**Stored items:**
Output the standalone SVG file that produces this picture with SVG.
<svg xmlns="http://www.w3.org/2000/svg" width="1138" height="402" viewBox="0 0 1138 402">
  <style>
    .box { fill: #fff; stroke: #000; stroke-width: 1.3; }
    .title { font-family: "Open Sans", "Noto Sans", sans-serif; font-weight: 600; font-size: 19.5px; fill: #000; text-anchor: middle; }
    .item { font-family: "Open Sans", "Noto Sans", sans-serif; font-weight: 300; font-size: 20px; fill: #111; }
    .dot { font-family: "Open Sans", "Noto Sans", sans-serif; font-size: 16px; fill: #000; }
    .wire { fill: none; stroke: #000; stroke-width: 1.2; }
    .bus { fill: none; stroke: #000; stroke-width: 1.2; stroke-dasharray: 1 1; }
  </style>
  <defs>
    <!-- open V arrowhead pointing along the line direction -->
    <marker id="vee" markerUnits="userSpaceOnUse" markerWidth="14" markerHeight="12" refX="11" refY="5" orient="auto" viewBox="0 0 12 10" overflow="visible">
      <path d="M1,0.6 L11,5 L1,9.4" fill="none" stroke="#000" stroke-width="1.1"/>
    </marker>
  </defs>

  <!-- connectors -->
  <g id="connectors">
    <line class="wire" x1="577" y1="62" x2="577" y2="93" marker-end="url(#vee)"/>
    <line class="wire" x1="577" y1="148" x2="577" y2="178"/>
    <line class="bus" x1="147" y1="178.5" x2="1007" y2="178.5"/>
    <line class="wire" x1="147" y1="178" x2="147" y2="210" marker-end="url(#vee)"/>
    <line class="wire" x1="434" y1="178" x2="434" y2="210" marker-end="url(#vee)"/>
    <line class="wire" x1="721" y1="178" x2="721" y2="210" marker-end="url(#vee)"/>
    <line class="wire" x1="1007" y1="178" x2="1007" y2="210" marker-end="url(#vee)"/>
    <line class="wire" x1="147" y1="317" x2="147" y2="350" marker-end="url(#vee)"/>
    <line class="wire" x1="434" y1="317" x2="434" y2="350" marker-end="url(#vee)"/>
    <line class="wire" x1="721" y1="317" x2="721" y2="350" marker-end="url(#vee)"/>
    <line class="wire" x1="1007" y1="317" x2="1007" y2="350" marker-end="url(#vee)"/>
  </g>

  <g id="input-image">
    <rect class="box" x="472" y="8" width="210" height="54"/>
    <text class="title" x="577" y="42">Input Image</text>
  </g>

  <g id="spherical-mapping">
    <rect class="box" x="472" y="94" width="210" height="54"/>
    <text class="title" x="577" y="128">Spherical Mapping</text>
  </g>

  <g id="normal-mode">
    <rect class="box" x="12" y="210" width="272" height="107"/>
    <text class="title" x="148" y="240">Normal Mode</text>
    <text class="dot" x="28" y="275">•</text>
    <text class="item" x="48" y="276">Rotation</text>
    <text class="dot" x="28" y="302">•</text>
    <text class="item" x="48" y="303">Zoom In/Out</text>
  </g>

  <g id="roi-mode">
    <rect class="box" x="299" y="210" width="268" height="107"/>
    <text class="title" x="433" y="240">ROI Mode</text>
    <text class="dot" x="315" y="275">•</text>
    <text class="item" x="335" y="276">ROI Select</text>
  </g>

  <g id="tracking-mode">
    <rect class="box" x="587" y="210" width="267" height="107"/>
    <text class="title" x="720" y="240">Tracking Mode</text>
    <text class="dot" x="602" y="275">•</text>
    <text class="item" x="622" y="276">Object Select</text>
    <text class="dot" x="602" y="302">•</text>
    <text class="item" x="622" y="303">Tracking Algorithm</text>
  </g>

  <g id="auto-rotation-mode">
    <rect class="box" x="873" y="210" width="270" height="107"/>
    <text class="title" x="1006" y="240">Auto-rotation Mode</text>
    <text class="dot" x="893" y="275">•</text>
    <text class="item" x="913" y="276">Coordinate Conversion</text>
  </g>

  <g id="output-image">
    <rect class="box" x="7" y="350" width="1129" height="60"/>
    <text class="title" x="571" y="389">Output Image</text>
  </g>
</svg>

* * *

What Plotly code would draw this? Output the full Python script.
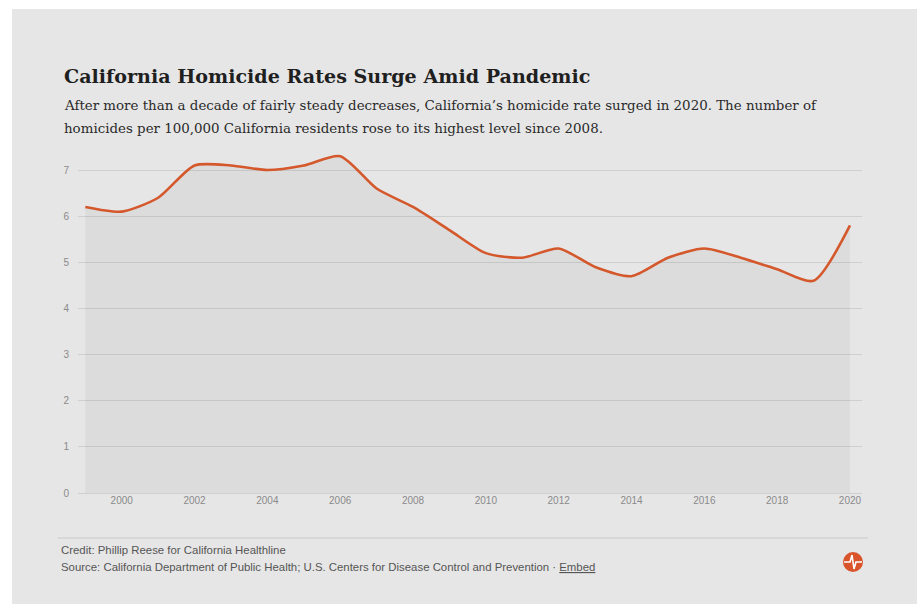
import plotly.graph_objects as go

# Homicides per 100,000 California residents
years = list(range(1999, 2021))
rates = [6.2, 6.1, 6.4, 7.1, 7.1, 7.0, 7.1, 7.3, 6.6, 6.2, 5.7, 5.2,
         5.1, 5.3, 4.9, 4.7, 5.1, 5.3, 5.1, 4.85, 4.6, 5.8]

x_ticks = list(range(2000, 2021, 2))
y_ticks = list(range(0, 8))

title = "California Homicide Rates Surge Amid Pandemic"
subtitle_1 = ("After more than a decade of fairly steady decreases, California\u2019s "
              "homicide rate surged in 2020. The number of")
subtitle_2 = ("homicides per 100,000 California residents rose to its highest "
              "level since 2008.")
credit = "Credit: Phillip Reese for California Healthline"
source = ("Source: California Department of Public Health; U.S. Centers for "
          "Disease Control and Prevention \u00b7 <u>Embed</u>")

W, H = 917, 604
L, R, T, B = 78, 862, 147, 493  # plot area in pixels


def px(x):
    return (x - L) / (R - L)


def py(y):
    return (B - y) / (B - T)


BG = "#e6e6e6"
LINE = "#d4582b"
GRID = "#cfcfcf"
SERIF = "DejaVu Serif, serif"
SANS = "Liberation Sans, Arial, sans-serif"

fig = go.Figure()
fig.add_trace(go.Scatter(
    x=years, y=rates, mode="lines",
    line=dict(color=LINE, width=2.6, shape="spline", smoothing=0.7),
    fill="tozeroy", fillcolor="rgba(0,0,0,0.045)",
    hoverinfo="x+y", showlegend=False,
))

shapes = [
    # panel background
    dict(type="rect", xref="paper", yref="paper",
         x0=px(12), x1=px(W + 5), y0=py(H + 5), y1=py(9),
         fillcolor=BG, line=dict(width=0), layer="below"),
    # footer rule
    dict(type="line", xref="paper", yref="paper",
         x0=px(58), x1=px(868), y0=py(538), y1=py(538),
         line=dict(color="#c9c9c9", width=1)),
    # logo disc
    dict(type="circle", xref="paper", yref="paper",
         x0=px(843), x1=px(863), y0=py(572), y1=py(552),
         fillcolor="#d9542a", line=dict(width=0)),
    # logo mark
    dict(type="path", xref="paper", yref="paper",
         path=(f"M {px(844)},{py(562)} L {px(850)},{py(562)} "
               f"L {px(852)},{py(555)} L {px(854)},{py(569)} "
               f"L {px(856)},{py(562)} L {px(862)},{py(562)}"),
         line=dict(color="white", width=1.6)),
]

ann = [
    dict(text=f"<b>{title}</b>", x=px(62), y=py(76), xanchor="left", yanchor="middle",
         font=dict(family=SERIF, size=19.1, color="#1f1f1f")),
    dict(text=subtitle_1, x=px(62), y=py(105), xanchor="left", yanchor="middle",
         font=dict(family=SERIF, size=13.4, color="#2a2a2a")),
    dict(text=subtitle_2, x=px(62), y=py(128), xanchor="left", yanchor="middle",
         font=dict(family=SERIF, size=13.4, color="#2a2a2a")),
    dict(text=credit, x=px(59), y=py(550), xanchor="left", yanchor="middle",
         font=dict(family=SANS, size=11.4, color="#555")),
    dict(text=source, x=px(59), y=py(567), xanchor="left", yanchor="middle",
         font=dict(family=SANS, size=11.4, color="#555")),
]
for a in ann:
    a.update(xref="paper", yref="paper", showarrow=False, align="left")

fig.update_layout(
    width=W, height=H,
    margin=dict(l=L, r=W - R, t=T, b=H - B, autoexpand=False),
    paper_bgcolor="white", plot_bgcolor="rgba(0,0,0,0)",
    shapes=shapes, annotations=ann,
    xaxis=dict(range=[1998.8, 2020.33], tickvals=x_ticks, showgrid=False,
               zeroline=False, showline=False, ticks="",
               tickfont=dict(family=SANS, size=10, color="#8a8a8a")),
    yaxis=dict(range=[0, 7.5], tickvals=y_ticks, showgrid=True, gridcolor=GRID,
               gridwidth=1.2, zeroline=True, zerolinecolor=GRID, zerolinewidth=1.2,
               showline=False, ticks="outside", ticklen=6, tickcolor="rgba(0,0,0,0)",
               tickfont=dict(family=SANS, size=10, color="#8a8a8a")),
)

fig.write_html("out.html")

**EXERCISE TASK:**
Repeat the lines between those holding "What Plotly code" and "5.1, 5.3, 4.9, 4.7, 5.1, 5.3, 5.1, 4.85, 4.6, 5.8]", inclusive. Pictures stay out.

**EXERCISE OUTPUT:**
What Plotly code would draw this? Output the full Python script.
import plotly.graph_objects as go

# Homicides per 100,000 California residents
years = list(range(1999, 2021))
rates = [6.2, 6.1, 6.4, 7.1, 7.1, 7.0, 7.1, 7.3, 6.6, 6.2, 5.7, 5.2,
         5.1, 5.3, 4.9, 4.7, 5.1, 5.3, 5.1, 4.85, 4.6, 5.8]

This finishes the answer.